The size of your wallpapering project and the material you choose will often dictate if this is a DIY project or whether it’s time to call in the professionals. If you plan to hang the wallpaper yourself, here are several basic tips to get you started:

  • Layout: Plan, plan, plan! Determine a layout that will keep patterns flowing across windows, doors and the ceiling. Consider creating the layout around the most-viewed portion of the wall, working your way around the room from there.
  • Straight: Using a plumb bob or level, make sure all edges are straight. It becomes very difficult to line up crooked seams!
  • Wrinkles & Bubbles: To avoid wrinkles and bubbles, flatten freshly hung paper with a plastic smoothing tool rather than a brush. Smooth as you go—don’t save this important step until the end.
  • Seams: Do not overlap two strips of paper, as you will create a noticeable raised edge. Instead, butt seams together, pushing them flat. Liner paper is often helpful with this.
  • The exception to overlapping paper is for projections and corners. Make sure seams end up 6 inches or more from outside corners to prevent peeling. For inside corners, allocate an extra 1/8 inch to cover the adjacent wall, while allowing the next strip to tuck tightly flush in the corner.
Most wallpaper can be cleaned with warm water and a sponge (but not all, so you have to read the manufacturer's care instructions). The wallpapers can be mulched vacuumed to stay clean.
Though once considered outdated, wallpaper has made a comeback in recent years. Below are several emerging trends:

  • Geometric patterns that are fun, fresh and timeless.
  • Custom ink jet papers are beginning to gain popularity. Customers can print wall-sized photographs. Though occasionally seen in homes, this trend is quite popular among athletic facilities, education buildings and community centers.
  • Retro and vintage papers, like many things second-hand, are becoming rather popular. Antique papers can often be quite expensive, so look for replicas to keep within your budget.
  • Small applications are prevalent, as homeowners seem to be testing out wallpaper before committing to an entire room. Consider papering the back of a bookshelf or kitchen cabinet, a trunk, a door, the faces of stairs, or even using wallpaper as makeshift wainscoting. If you’re not ready to commit, there are ample ways to incorporate small applications for a punch of color and texture.

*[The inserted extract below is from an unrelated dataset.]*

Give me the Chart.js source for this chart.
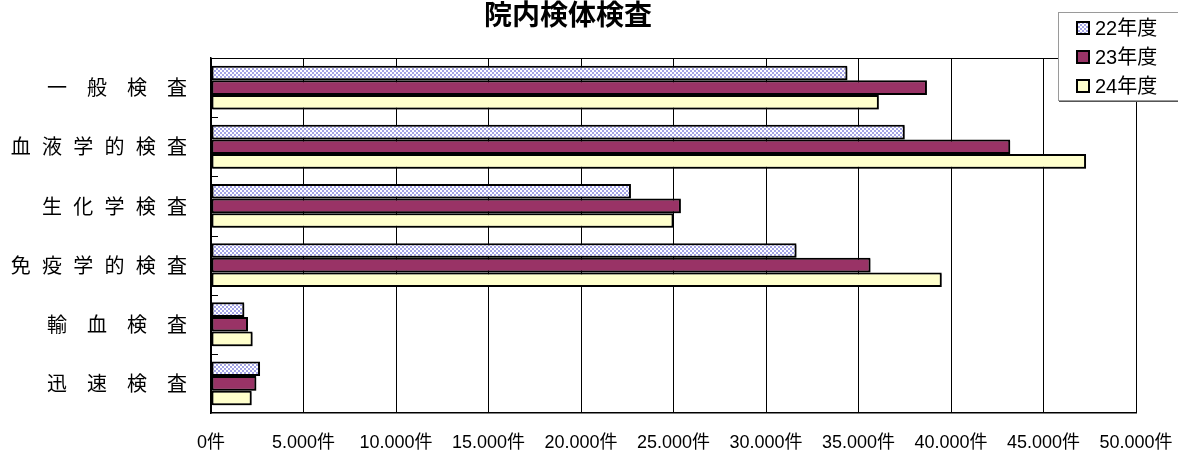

  • Though traditionally not very “green”, wallpapers today are becoming more and more eco-friendly.
  • Acrylic coatings have been used to replace some vinyl coatings that often emit VOCs and plasticizers.
  • Water-based inks are sometimes used in place of their oil-based counterparts (which are known to contain VOCs).
  • Above all, inexpensive papers that are simple to remove and install are most popular—leaving homeowners with the ability to update more often.